**TO BE DONE:** Retype exactly the lines from the first one through the line with "2.5, 2.7, 2.9]", including both ends; skip any pictures.

**DATA BLOCK:**
* * * * *
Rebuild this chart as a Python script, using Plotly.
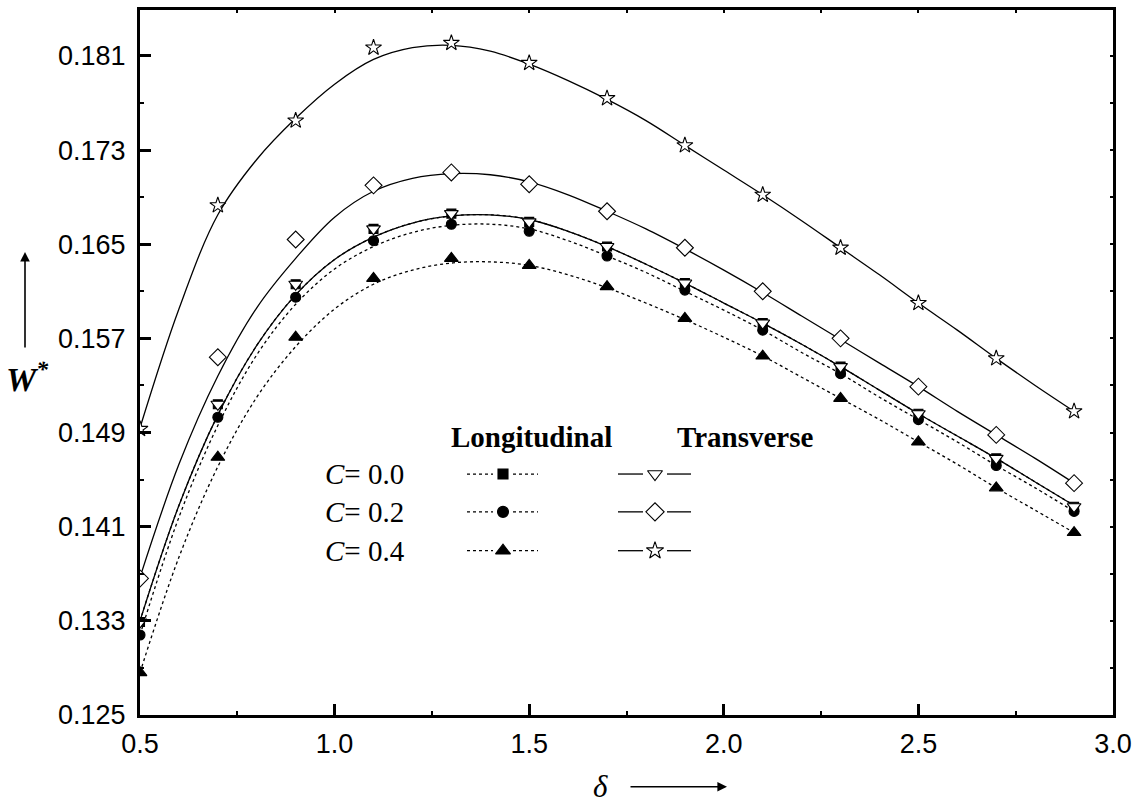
import plotly.graph_objects as go

# ---------------- data ----------------
x_pts = [0.5, 0.7, 0.9, 1.1, 1.3, 1.5, 1.7, 1.9, 2.1, 2.3, 2.5, 2.7, 2.9]

# Longitudinal (filled markers)
long_c00 = [0.1329, 0.1514, 0.1616, 0.1663, 0.1676, 0.1669, 0.1648, 0.1617, 0.1583, 0.1546, 0.1506, 0.1468, 0.1427]
long_c02 = [0.1318, 0.1503, 0.1605, 0.1653, 0.1667, 0.1661, 0.1640, 0.1611, 0.1577, 0.1540, 0.1501, 0.1462, 0.1423]
long_c04 = [0.1286, 0.1469, 0.1571, 0.1621, 0.1638, 0.1632, 0.1614, 0.1587, 0.1555, 0.1519, 0.1482, 0.1443, 0.1405]
# Transverse (open markers)
tran_c00 = [0.1329, 0.1514, 0.1616, 0.1663, 0.1676, 0.1669, 0.1648, 0.1617, 0.1583, 0.1546, 0.1506, 0.1468, 0.1427]
tran_c02 = [0.1366, 0.1554, 0.1654, 0.1700, 0.1711, 0.1701, 0.1678, 0.1647, 0.1610, 0.1570, 0.1529, 0.1488, 0.1447]
tran_c04 = [0.1493, 0.1683, 0.1755, 0.1817, 0.1821, 0.1804, 0.1774, 0.1734, 0.1692, 0.1647, 0.1600, 0.1553, 0.1508]

# fitted curves
x_fit = [0.5, 0.6, 0.7, 0.8, 0.9, 1.0, 1.1, 1.2, 1.3, 1.4, 1.5, 1.6, 1.7, 1.8, 1.9,
         2.0, 2.1, 2.2, 2.3, 2.4, 2.5, 2.6, 2.7, 2.8, 2.9]
fit_long_c00 = [0.1330, 0.1428, 0.1505, 0.1564, 0.1607, 0.1637, 0.1656, 0.1668, 0.1674, 0.1675, 0.1671, 0.1661, 0.1648,
                0.1633, 0.1617, 0.1600, 0.1583, 0.1565, 0.1546, 0.1526, 0.1506, 0.1487, 0.1468, 0.1448, 0.1428]
fit_long_c02 = [0.1318, 0.1418, 0.1496, 0.1556, 0.1599, 0.1629, 0.1648, 0.1660, 0.1666, 0.1667, 0.1663, 0.1653, 0.1640,
                0.1626, 0.1610, 0.1594, 0.1577, 0.1558, 0.1540, 0.1520, 0.1501, 0.1482, 0.1462, 0.1443, 0.1423]
fit_long_c04 = [0.1286, 0.1384, 0.1461, 0.1520, 0.1563, 0.1595, 0.1616, 0.1628, 0.1634, 0.1635, 0.1632, 0.1624, 0.1613,
                0.1600, 0.1586, 0.1571, 0.1555, 0.1537, 0.1519, 0.1501, 0.1482, 0.1463, 0.1443, 0.1424, 0.1405]
fit_tran_c00 = [0.1330, 0.1428, 0.1505, 0.1564, 0.1607, 0.1637, 0.1656, 0.1668, 0.1674, 0.1675, 0.1671, 0.1661, 0.1648,
                0.1633, 0.1617, 0.1600, 0.1583, 0.1565, 0.1546, 0.1526, 0.1506, 0.1487, 0.1468, 0.1448, 0.1428]
fit_tran_c02 = [0.1367, 0.1463, 0.1538, 0.1596, 0.1638, 0.1673, 0.1695, 0.1706, 0.1710, 0.1709, 0.1703, 0.1692, 0.1678,
                0.1663, 0.1646, 0.1628, 0.1609, 0.1589, 0.1569, 0.1549, 0.1529, 0.1508, 0.1488, 0.1468, 0.1447]
fit_tran_c04 = [0.1494, 0.1595, 0.1675, 0.1722, 0.1757, 0.1786, 0.1807, 0.1817, 0.1819, 0.1814, 0.1803, 0.1789, 0.1773,
                0.1755, 0.1734, 0.1713, 0.1692, 0.1670, 0.1647, 0.1624, 0.1600, 0.1577, 0.1553, 0.1530, 0.1508]

x_ticks = [0.5, 1.0, 1.5, 2.0, 2.5, 3.0]
y_ticks = [0.125, 0.133, 0.141, 0.149, 0.157, 0.165, 0.173, 0.181]

row_labels = ["C= 0.0", "C= 0.2", "C= 0.4"]

# ---------------- figure ----------------
W, H = 1147, 805
L, R, T, B = 140, 34, 7, 90
PW, PH = W - L - R, H - T - B

def fx(px):
    return (px - L) / PW

def fy(py):
    return (H - B - py) / PH

fig = go.Figure()

line_w = 1.3
# fitted curves
for yv in [fit_long_c00, fit_long_c02, fit_long_c04]:
    fig.add_trace(go.Scatter(x=x_fit, y=yv, mode="lines", line=dict(color="black", width=line_w, dash="dot", shape="spline"),
                             showlegend=False, hoverinfo="skip"))
for yv in [fit_tran_c00, fit_tran_c02, fit_tran_c04]:
    fig.add_trace(go.Scatter(x=x_fit, y=yv, mode="lines", line=dict(color="black", width=line_w, shape="spline"),
                             showlegend=False, hoverinfo="skip"))

# markers
mk = [
    (long_c00, "square", 9, "black"),
    (long_c02, "circle", 10, "black"),
    (long_c04, "triangle-up", 12, "black"),
    (tran_c00, "triangle-down", 12, "white"),
    (tran_c02, "diamond", 13, "white"),
    (tran_c04, "star", 12, "white"),
]
for yv, sym, sz, col in mk:
    fig.add_trace(go.Scatter(x=x_pts, y=yv, mode="markers",
                             marker=dict(symbol=sym, size=sz, color=col, line=dict(color="black", width=1.1)),
                             showlegend=False))

# legend samples on an overlay axis spanning the plot area (0..1)
leg_rows_py = [473, 511, 550]
lx = [fx(467), fx(493), None, fx(513), fx(538)]
tx = [fx(618), fx(643), None, fx(667), fx(691)]
for i, py in enumerate(leg_rows_py):
    yy = fy(py)
    fig.add_trace(go.Scatter(x=lx, y=[yy, yy, None, yy, yy], mode="lines", xaxis="x2", yaxis="y2",
                             line=dict(color="black", width=line_w, dash="dot"), showlegend=False, hoverinfo="skip"))
    fig.add_trace(go.Scatter(x=tx, y=[yy, yy, None, yy, yy], mode="lines", xaxis="x2", yaxis="y2",
                             line=dict(color="black", width=line_w), showlegend=False, hoverinfo="skip"))
    _, sym, sz, col = mk[i]
    fig.add_trace(go.Scatter(x=[fx(503)], y=[yy], mode="markers", xaxis="x2", yaxis="y2",
                             marker=dict(symbol=sym, size=sz + 1, color=col, line=dict(color="black", width=1.1)),
                             showlegend=False, hoverinfo="skip"))
    _, sym, sz, col = mk[i + 3]
    fig.add_trace(go.Scatter(x=[fx(655)], y=[yy], mode="markers", xaxis="x2", yaxis="y2",
                             marker=dict(symbol=sym, size=sz + 1, color=col, line=dict(color="black", width=1.1)),
                             showlegend=False, hoverinfo="skip"))

# invisible trace to carry the top/right tick-only axes
fig.add_trace(go.Scatter(x=[0.5], y=[0.125], mode="markers", xaxis="x3", yaxis="y3",
                         marker=dict(opacity=0), showlegend=False, hoverinfo="skip"))

annotations = []
serif = "Liberation Serif, Times New Roman, serif"
def ann(px, py, text, size, xanchor="center", **kw):
    d = dict(x=fx(px), y=fy(py), xref="paper", yref="paper", text=text, xanchor=xanchor, yanchor="middle",
             showarrow=False, font=dict(family=serif, size=size, color="black"))
    d.update(kw)
    annotations.append(d)

ann(531, 436, "<b>Longitudinal</b>", 29)
ann(745, 436, "<b>Transverse</b>", 29)
for lab, py in zip(row_labels, leg_rows_py):
    ann(323, py, "<i>C</i>" + lab[1:], 29, xanchor="left")

# axis titles
ann(600, 787, "<i>δ</i>", 31)
annotations.append(dict(x=fx(727), y=fy(787), xref="paper", yref="paper", text="", showarrow=True,
                        ax=-98, ay=0, arrowhead=2, arrowsize=1.2, arrowwidth=1.6, arrowcolor="black"))
annotations.append(dict(x=fx(27), y=fy(376), xref="paper", yref="paper", text="W<sup>*</sup>",
                        xanchor="center", yanchor="middle", showarrow=False,
                        font=dict(family=serif, size=34, color="black", weight="bold", style="italic")))
annotations.append(dict(x=fx(25), y=fy(250), xref="paper", yref="paper", text="", showarrow=True,
                        ax=0, ay=97, arrowhead=2, arrowsize=1.2, arrowwidth=1.6, arrowcolor="black"))

tick_font = dict(family="Liberation Sans, Arial, sans-serif", size=27, color="black")
fig.update_layout(
    width=W, height=H,
    margin=dict(l=L, r=R, t=T, b=B),
    paper_bgcolor="white", plot_bgcolor="white",
    showlegend=False,
    annotations=annotations,
    xaxis=dict(range=[0.5, 3.0], tickvals=x_ticks, ticktext=[f"{v:.1f}" for v in x_ticks],
               ticks="inside", ticklen=11, tickwidth=2.5, tickcolor="black",
               minor=dict(dtick=0.25, tick0=0.5, ticks="inside", ticklen=4, tickwidth=2, tickcolor="black"),
               showline=True, linewidth=3, linecolor="black", mirror=True, showgrid=False, zeroline=False,
               tickfont=tick_font, ticklabelstandoff=3),
    yaxis=dict(range=[0.125, 0.1849], tickvals=y_ticks, ticktext=[f"{v:.3f}" for v in y_ticks],
               ticks="inside", ticklen=11, tickwidth=2.5, tickcolor="black",
               minor=dict(dtick=0.004, tick0=0.125, ticks="inside", ticklen=4, tickwidth=2, tickcolor="black"),
               showline=True, linewidth=3, linecolor="black", mirror=True, showgrid=False, zeroline=False,
               tickfont=tick_font, ticklabelstandoff=6),
    xaxis2=dict(range=[0, 1], overlaying="x", visible=False, fixedrange=True),
    yaxis2=dict(range=[0, 1], overlaying="y", visible=False, fixedrange=True),
    xaxis3=dict(range=[0.5, 3.0], overlaying="x", side="top", dtick=0.25, tick0=0.5, ticks="inside",
                ticklen=3, tickwidth=2, tickcolor="black", showticklabels=False, showgrid=False,
                zeroline=False, showline=False),
    yaxis3=dict(range=[0.125, 0.1849], overlaying="y", side="right", dtick=0.004, tick0=0.125, ticks="inside",
                ticklen=3, tickwidth=2, tickcolor="black", showticklabels=False, showgrid=False,
                zeroline=False, showline=False),
)

fig.write_html("out.html")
* * * * *
**EXERCISE RESULT:**
Rebuild this chart as a Python script, using Plotly.
import plotly.graph_objects as go

# ---------------- data ----------------
x_pts = [0.5, 0.7, 0.9, 1.1, 1.3, 1.5, 1.7, 1.9, 2.1, 2.3, 2.5, 2.7, 2.9]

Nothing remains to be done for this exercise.